Revenue Cycle Efficiencies and ICD-10

November 14, 2013
Rachel V. Rose, JD, MBA
Rachel V. Rose, JD, MBA

Rachel V. Rose, JD, MBA, advises clients on compliance and transactions in healthcare, cybersecurity, corporate and securities law, while representing plaintiffs in False Claims Act and Dodd-Frank whistleblower cases. She also teaches bioethics at Baylor College of Medicine in Houston. Rachel can be reached through her website, www.rvrose.com.

Coding compliance tips for physicians' ICD-10 transition.

According to a Bank of America Merrill Lynch Executive Insight Report, Opportunities From Financial Efficiencies, produced in collaboration with HealthLeaders Media, financial leaders indicated that the "revenue cycle is where they could find the most efficiencies. The revenue cycle has been a focus of the industry for years, but the need for improvement is increasing given the payment model shifts that will come as a result of healthcare reform." (p. 2).

Given the upcoming October 1, 2014, transition to ICD-10, the revenue cycle is being scrutinized more closely than ever in preparation for the greatest impact on healthcare billing since the transition to prospective-payment, diagnosis-related groups (DRGs) in the early 1980s. Currently, physicians and other healthcare providers are considering how to contend with the decrease in claim-submission productivity due to the increased specificity, as well as potential denials and the effect on the revenue cycle.

Given the multiple aspects of ICD-10 transition, which could be focused on, I am going to provide some suggestions in the area of coding and compliance, which I have addressed directly with providers. First, like HIPAA, all entities are required to meet the ICD-10 requirements, regardless of their size. In light of this, coding and compliance policies and procedures should be established based upon state, federal and regulatory agency guidelines. Moreover, private payers may be implementing similar standards, especially those involved with Medicare Part C claims submissions.

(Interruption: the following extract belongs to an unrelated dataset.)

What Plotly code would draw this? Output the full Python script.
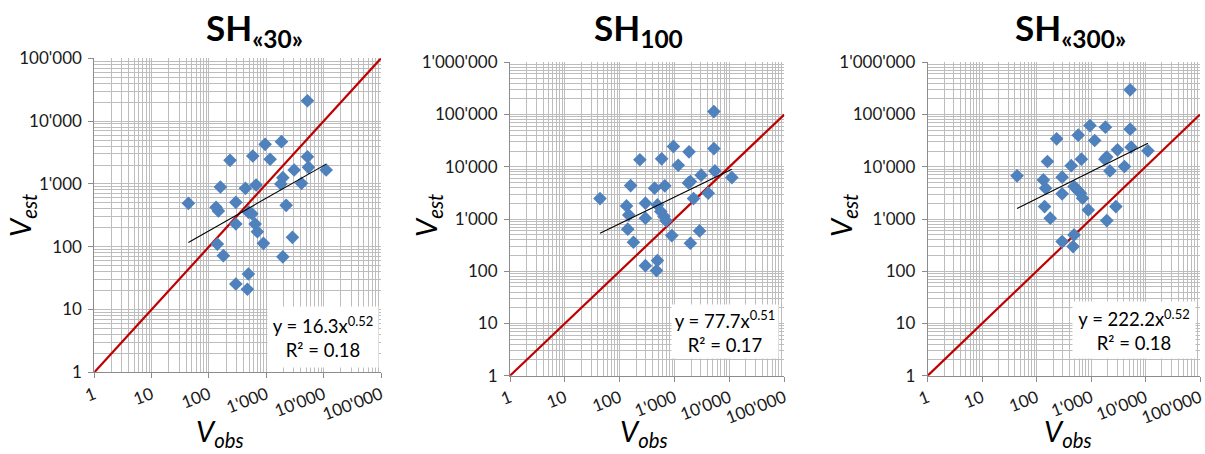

For these private payers, state prompt-pay laws may be in effect that will enable providers to collect for untimely billing practices by private payers. Second, educating everyone throughout the revenue cycle proactively will enable efficiencies to be captured now and reduce the cash gap during the October 2014 transition. Third, regular compliance audits, including medical necessity, are critical to reducing adverse outcomes from RAC and ZPIC audits, as well as diverting the billing departments' efforts from clean claims submissions to reactively dealing with legal processes. Finally, the caliber of coders is crucial. It is inadvisable for providers to skimp on coder certification, training, and input. Outsourcing is also an option, but make sure that the appropriate HIPAA and Health Information Technology for Economic and Clinical Health, or HITECH, Act business associate requirements are in place.

In sum, "revenue cycle issues … caused the most anxiety among [the BAML] survey respondents, with 25 percent saying they felt 'very' exposed to potential losses." (Ibid. at p. 5). By being proactive and implementing effective compliance programs, healthcare providers can reduce their anxiety and potentially mitigate significant losses on the revenue cycle.